Diversity in STEM is a big issue in government funding and among education foundations, and some research funders like Sloan and HHMI have backed work in the area. A number of corporate funders are also keenly interested in STEM diversity, with an eye on the skills of tomorrow's workforce. Still, Heising-Simons found there was room to get involved, especially in its niches of physics and astronomy. 

“There’s just a lot of space to improve, and we’re not at saturation by any stretch of the imagination,” Atherton says, noting that each area of science has its own problems to overcome.  

Doing so is no small task, however, with deep cultural, systemic and psychological factors at play. As Urry points out in Nature, “Every major criterion on which scientists are evaluated for hiring, promotion, talk invitations or prizes has been shown to be biased in favour of (white) men.”

To name a few, research has found implicit biases against female students in academic hiring, and women in science often face less developed support networks, fewer mentors and role models, and lower confidence than equally performing male peers. It’s a multifaceted problem that leads not only to inequality, but also a more homogenized scientific community that shuts out top talent. 

The challenge for a medium-sized foundation like Heising-Simons is finding where it can address the imbalances. 

The program is currently looking at four key strategies: improving institutional climate, empowering individuals, building networks and support systems, and curating, analyzing and disseminating data and best practices.

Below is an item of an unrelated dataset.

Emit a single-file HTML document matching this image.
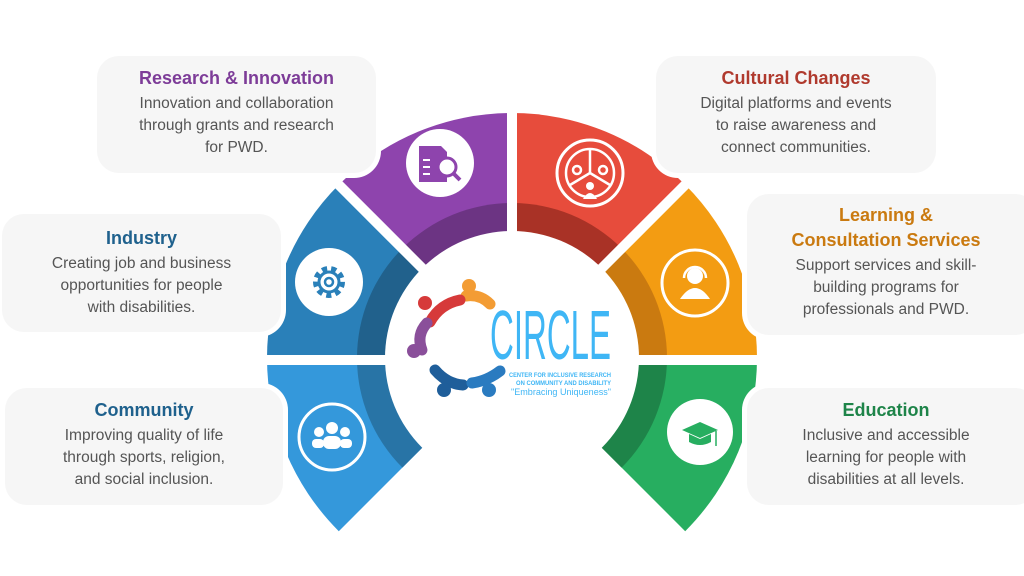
<!DOCTYPE html>
<html><head><meta charset="utf-8"><style>
html,body{margin:0;padding:0;background:#fff}
body{width:1024px;height:576px;position:relative;overflow:hidden;font-family:"Liberation Sans",sans-serif}
svg{position:absolute;left:0;top:0}
.card{position:absolute;background:#f6f6f6;border-radius:22px;text-align:center;color:#555;font-size:15.5px;line-height:22px;box-shadow:0 0 0 5px #fff}
.card b{display:block;font-size:18px;line-height:25px;margin-bottom:2px}
</style></head><body>
<svg width="1024" height="576" viewBox="0 0 1024 576">
<defs>
<clipPath id="c1"><path d="M512,358 L338.8,184.8 A245,245 0 0 1 512,113 Z"/></clipPath>
<clipPath id="c2"><path d="M512,358 L512,113 A245,245 0 0 1 685.2,184.8 Z"/></clipPath>
<clipPath id="c3"><path d="M512,358 L267,358 A245,245 0 0 1 338.8,184.8 Z"/></clipPath>
<clipPath id="c4"><path d="M512,358 L338.8,531.2 A245,245 0 0 1 267,358 Z"/></clipPath>
<clipPath id="c5"><path d="M512,358 L685.2,184.8 A245,245 0 0 1 757,358 Z"/></clipPath>
<clipPath id="c6"><path d="M512,358 L757,358 A245,245 0 0 1 685.2,531.2 Z"/></clipPath>
</defs>
<g clip-path="url(#c1)"><rect width="1024" height="576" fill="#8e44ad"/><circle cx="512" cy="358" r="155" fill="#6c3483"/></g>
<g clip-path="url(#c2)"><rect width="1024" height="576" fill="#e74c3c"/><circle cx="512" cy="358" r="155" fill="#a93226"/></g>
<g clip-path="url(#c3)"><rect width="1024" height="576" fill="#2a80b9"/><circle cx="512" cy="358" r="155" fill="#21618c"/></g>
<g clip-path="url(#c4)"><rect width="1024" height="576" fill="#3498db"/><circle cx="512" cy="358" r="155" fill="#2874a6"/></g>
<g clip-path="url(#c5)"><rect width="1024" height="576" fill="#f39c12"/><circle cx="512" cy="358" r="155" fill="#ca7a10"/></g>
<g clip-path="url(#c6)"><rect width="1024" height="576" fill="#27ae60"/><circle cx="512" cy="358" r="155" fill="#1e8449"/></g>
<g stroke="#fff" stroke-width="10">
<line x1="512" y1="358" x2="512" y2="100"/>
<line x1="512" y1="360" x2="250" y2="360"/>
<line x1="512" y1="360" x2="780" y2="360"/>
<line x1="512" y1="358" x2="320" y2="166"/>
<line x1="512" y1="358" x2="704" y2="166"/>
</g>
<circle cx="512" cy="358" r="127" fill="#fff"/>
<g fill="#fff">
<circle cx="440" cy="163" r="34"/><circle cx="590" cy="173" r="33" fill="none" stroke="#fff" stroke-width="3"/>
<circle cx="329" cy="282" r="34"/><circle cx="695" cy="283" r="33" fill="none" stroke="#fff" stroke-width="3"/>
<circle cx="332" cy="437" r="33" fill="none" stroke="#fff" stroke-width="3"/><circle cx="700" cy="432" r="33"/>
</g>
<path d="M419,146 h22 l6,6 v30 h-28z" fill="#8e44ad"/>
<g stroke="#fff" stroke-width="2"><line x1="423" y1="160" x2="430" y2="160"/><line x1="423" y1="167" x2="430" y2="167"/><line x1="423" y1="174" x2="430" y2="174"/></g>
<circle cx="447" cy="167" r="9" fill="#fff" stroke="#8e44ad" stroke-width="3"/>
<line x1="453" y1="173" x2="460" y2="180" stroke="#8e44ad" stroke-width="4"/>
<g stroke="#fff" stroke-width="2.5" fill="none"><circle cx="590" cy="173" r="24"/><line x1="590" y1="149" x2="590" y2="173"/><line x1="590" y1="173" x2="570" y2="185"/><line x1="590" y1="173" x2="610" y2="185"/><circle cx="577" cy="170" r="4"/><circle cx="603" cy="170" r="4"/></g>
<circle cx="590" cy="186" r="4" fill="#fff"/><path d="M583,199 q7,-12 14,0z" fill="#fff"/>
<circle cx="329" cy="282" r="13" fill="none" stroke="#2a80b9" stroke-width="6" stroke-dasharray="5 4"/>
<circle cx="329" cy="282" r="10" fill="none" stroke="#2a80b9" stroke-width="3"/>
<circle cx="329" cy="282" r="4" fill="none" stroke="#2a80b9" stroke-width="2.5"/>
<circle cx="695" cy="276" r="8" fill="#fff"/><path d="M680,299 q15,-22 30,0z" fill="#fff"/>
<path d="M684,278 a11,11 0 0 1 22,0" fill="none" stroke="#fff" stroke-width="2.5"/>
<g fill="#fff"><circle cx="332" cy="428" r="6"/><circle cx="319" cy="432" r="5"/><circle cx="345" cy="432" r="5"/>
<rect x="323" y="436" width="18" height="13" rx="6"/><rect x="312" y="439" width="12" height="9" rx="4"/><rect x="340" y="439" width="12" height="9" rx="4"/></g>
<polygon points="700,422 718,430 700,438 682,430" fill="#27ae60"/>
<path d="M689,434 v8 q11,6 22,0 v-8 l-11,5z" fill="#27ae60"/>
<line x1="716" y1="431" x2="716" y2="446" stroke="#27ae60" stroke-width="1.5"/>
<g fill="none" stroke-linecap="round" stroke-width="11">
<path d="M466,296 q14,-2 24,8" stroke="#f39c34"/>
<path d="M430,322 q10,-18 30,-22" stroke="#d63a3a"/>
<path d="M422,350 q-6,-15 5,-27" stroke="#8a4f9a"/>
<path d="M435,370 q12,14 28,15" stroke="#1f5e9a"/>
<path d="M472,383 q15,-2 28,-12" stroke="#2a7bc0"/>
</g>
<circle cx="469" cy="286" r="7" fill="#f39c34"/><circle cx="425" cy="303" r="7" fill="#d63a3a"/>
<circle cx="414" cy="351" r="7" fill="#8a4f9a"/><circle cx="444" cy="390" r="7" fill="#1f5e9a"/><circle cx="489" cy="390" r="7" fill="#2a7bc0"/>
<text x="490" y="359" font-family="Liberation Sans Narrow, Liberation Sans, sans-serif" font-size="70" fill="#3fb6f5" textLength="121" lengthAdjust="spacingAndGlyphs">CIRCLE</text>
<text x="611" y="377" text-anchor="end" font-size="6.5" font-weight="bold" fill="#3fb6f5" textLength="102" lengthAdjust="spacingAndGlyphs">CENTER FOR INCLUSIVE RESEARCH</text>
<text x="611" y="385" text-anchor="end" font-size="6.5" font-weight="bold" fill="#3fb6f5" textLength="95" lengthAdjust="spacingAndGlyphs">ON COMMUNITY AND DISABILITY</text>
<text x="611" y="395" text-anchor="end" font-size="9" fill="#3fb6f5" textLength="100" lengthAdjust="spacingAndGlyphs">"Embracing Uniqueness"</text>
</svg>
<div class="card" style="left:97px;top:56px;width:279px;height:117px;padding-top:10px;box-sizing:border-box"><b style="color:#7d3c98">Research &amp; Innovation</b>Innovation and collaboration<br>through grants and research<br>for PWD.</div>
<div class="card" style="left:656px;top:56px;width:280px;height:117px;padding-top:10px;box-sizing:border-box"><b style="color:#b03a2e">Cultural Changes</b>Digital platforms and events<br>to raise awareness and<br>connect communities.</div>
<div class="card" style="left:2px;top:214px;width:279px;height:118px;padding-top:12px;box-sizing:border-box"><b style="color:#1f618d">Industry</b>Creating job and business<br>opportunities for people<br>with disabilities.</div>
<div class="card" style="left:747px;top:194px;width:290px;height:141px;padding-top:9px;padding-right:12px;box-sizing:border-box"><b style="color:#ca7a10">Learning &amp;<br>Consultation Services</b>Support services and skill-<br>building programs for<br>professionals and PWD.</div>
<div class="card" style="left:5px;top:388px;width:278px;height:117px;padding-top:10px;box-sizing:border-box"><b style="color:#1f618d">Community</b>Improving quality of life<br>through sports, religion,<br>and social inclusion.</div>
<div class="card" style="left:747px;top:388px;width:290px;height:117px;padding-top:10px;padding-right:12px;box-sizing:border-box"><b style="color:#1e8449">Education</b>Inclusive and accessible<br>learning for people with<br>disabilities at all levels.</div>
</body></html>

It can’t impact the hundreds of physics degree-granting institutions out there, but currently, it's eyeing about 25 that tend to graduate many students who go on to become faculty, Atherton says. 

Of the program’s early grantees, an AAAS pilot program called the SEA Change initiative is setting up rankings and recognitions based on how inclusive universities are. Another is Rising Stars, a program from MIT that will replicate academic career workshops for women in physics at universities across the country. The foundation is also pulling together a leadership group of eight women in physics and astronomy to provide input on future grants. 

In a sense, Heising-Simons is looking at a sort of niche within its niche by launching this program—physical sciences receive a minority of private philanthropy overall, and in some of its fields, equity issues are uniquely problematic and underfunded. 

But Atherton hopes that by creating and replicating successes, the foundation can move the issue from the margins. “This is something that I think sometimes people think is an extra, rather than something that needs to be built in.”